-- PROVIDED DATA start --

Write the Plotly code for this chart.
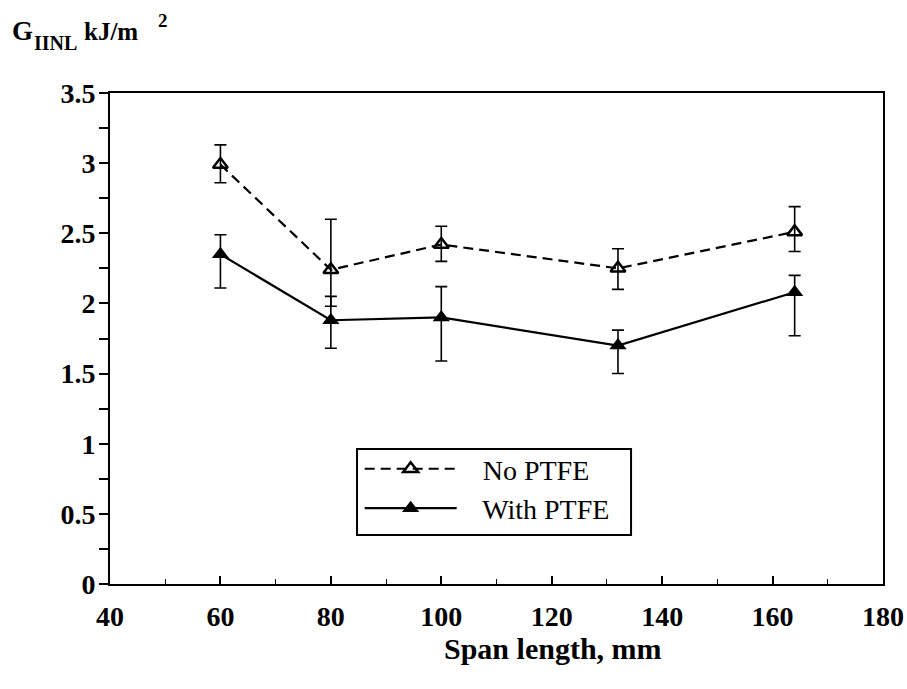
import plotly.graph_objects as go

span = [60, 80, 100, 132, 164]
no_ptfe = [2.99, 2.24, 2.42, 2.25, 2.51]
no_ptfe_hi = [3.13, 2.60, 2.55, 2.39, 2.69]
no_ptfe_lo = [2.86, 1.98, 2.30, 2.10, 2.37]
with_ptfe = [2.35, 1.88, 1.90, 1.70, 2.08]
with_ptfe_hi = [2.49, 2.05, 2.12, 1.81, 2.20]
with_ptfe_lo = [2.11, 1.68, 1.59, 1.50, 1.77]

font = "Liberation Serif, Times New Roman, serif"

def err(v, hi, lo):
    return dict(type="data", symmetric=False,
                array=[h - a for a, h in zip(v, hi)],
                arrayminus=[a - l for a, l in zip(v, lo)],
                color="black", thickness=1.6, width=6)

fig = go.Figure()
fig.add_trace(go.Scatter(
    x=span, y=no_ptfe, name="   No PTFE", mode="lines+markers",
    line=dict(color="black", width=2.2, dash="10px,6px"),
    marker=dict(symbol="triangle-up-open", size=13, color="black", line=dict(width=2.5)),
    error_y=err(no_ptfe, no_ptfe_hi, no_ptfe_lo)))
fig.add_trace(go.Scatter(
    x=span, y=with_ptfe, name="   With PTFE", mode="lines+markers",
    line=dict(color="black", width=2.2),
    marker=dict(symbol="triangle-up", size=15, color="black"),
    error_y=err(with_ptfe, with_ptfe_hi, with_ptfe_lo)))

tickfont = dict(family=font, size=28, color="black", weight="bold")
common = dict(showline=True, linecolor="black", linewidth=2, mirror=True,
              showgrid=False, zeroline=False, automargin=False, tickfont=tickfont,
              tickcolor="black")

fig.update_xaxes(range=[40, 180], dtick=20, tick0=40, ticks="inside", ticklen=8, tickwidth=1.5,
                 minor=dict(ticks="inside", ticklen=5, dtick=10, tickcolor="black", tickwidth=1.2),
                 ticklabelstandoff=6, **common)
fig.update_yaxes(range=[0, 3.5], dtick=0.5, tick0=0, ticks="outside", ticklen=9, tickwidth=1.5,
                 minor=dict(ticks="outside", ticklen=9, dtick=0.25, tickcolor="black", tickwidth=1.5),
                 ticklabelstandoff=-2, **common)

# y-axis title pieces (G, subscript IINL, kJ/m, superscript 2)
title_font = dict(family=font, color="black", weight="bold")
for txt, xs, ys, sz in [("G", -100, 62, 27), ("IINL", -78, 50, 20),
                        ("kJ/m", -28, 62, 25), ("2", 46, 73, 19)]:
    fig.add_annotation(xref="paper", yref="paper", x=0, y=1, xanchor="left", yanchor="middle",
                       xshift=xs, yshift=ys, text=txt, showarrow=False,
                       font=dict(size=sz, **title_font))

fig.add_annotation(xref="paper", yref="paper", x=0.573, y=-0.132, xanchor="center", yanchor="middle",
                   text="Span length, mm", showarrow=False,
                   font=dict(family=font, size=30, color="black", weight="bold"))

# legend frame
fig.add_shape(type="rect", xref="x", yref="y", x0=40 + (357 - 110) / 5.521, x1=40 + (631 - 110) / 5.521,
              y0=(584 - 535) / 140.3, y1=(584 - 449) / 140.3,
              line=dict(color="black", width=2), fillcolor="rgba(0,0,0,0)", layer="above")

fig.update_layout(
    width=907, height=689,
    margin=dict(l=110, r=24, t=93, b=105),
    plot_bgcolor="white", paper_bgcolor="white",
    showlegend=True,
    legend=dict(x=0.323, y=0.285, xanchor="left", yanchor="top",
                borderwidth=0, bgcolor="rgba(0,0,0,0)",
                font=dict(family=font, size=28, color="black"),
                itemwidth=92, tracegroupgap=0),
)

fig.write_html("out.html", post_script="document.body.style.margin='0';",
               config={"displayModeBar": False})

-- PROVIDED DATA end --

## TASK INSTRUCTIONS
Starting with the first line of the data above and ending with the line containing "with_ptfe_lo = [2.11, 1.68, 1.59, 1.50, 1.77]", please restate every line exactly, leaving images out.

## OUTPUT BELOW
Write the Plotly code for this chart.
import plotly.graph_objects as go

span = [60, 80, 100, 132, 164]
no_ptfe = [2.99, 2.24, 2.42, 2.25, 2.51]
no_ptfe_hi = [3.13, 2.60, 2.55, 2.39, 2.69]
no_ptfe_lo = [2.86, 1.98, 2.30, 2.10, 2.37]
with_ptfe = [2.35, 1.88, 1.90, 1.70, 2.08]
with_ptfe_hi = [2.49, 2.05, 2.12, 1.81, 2.20]
with_ptfe_lo = [2.11, 1.68, 1.59, 1.50, 1.77]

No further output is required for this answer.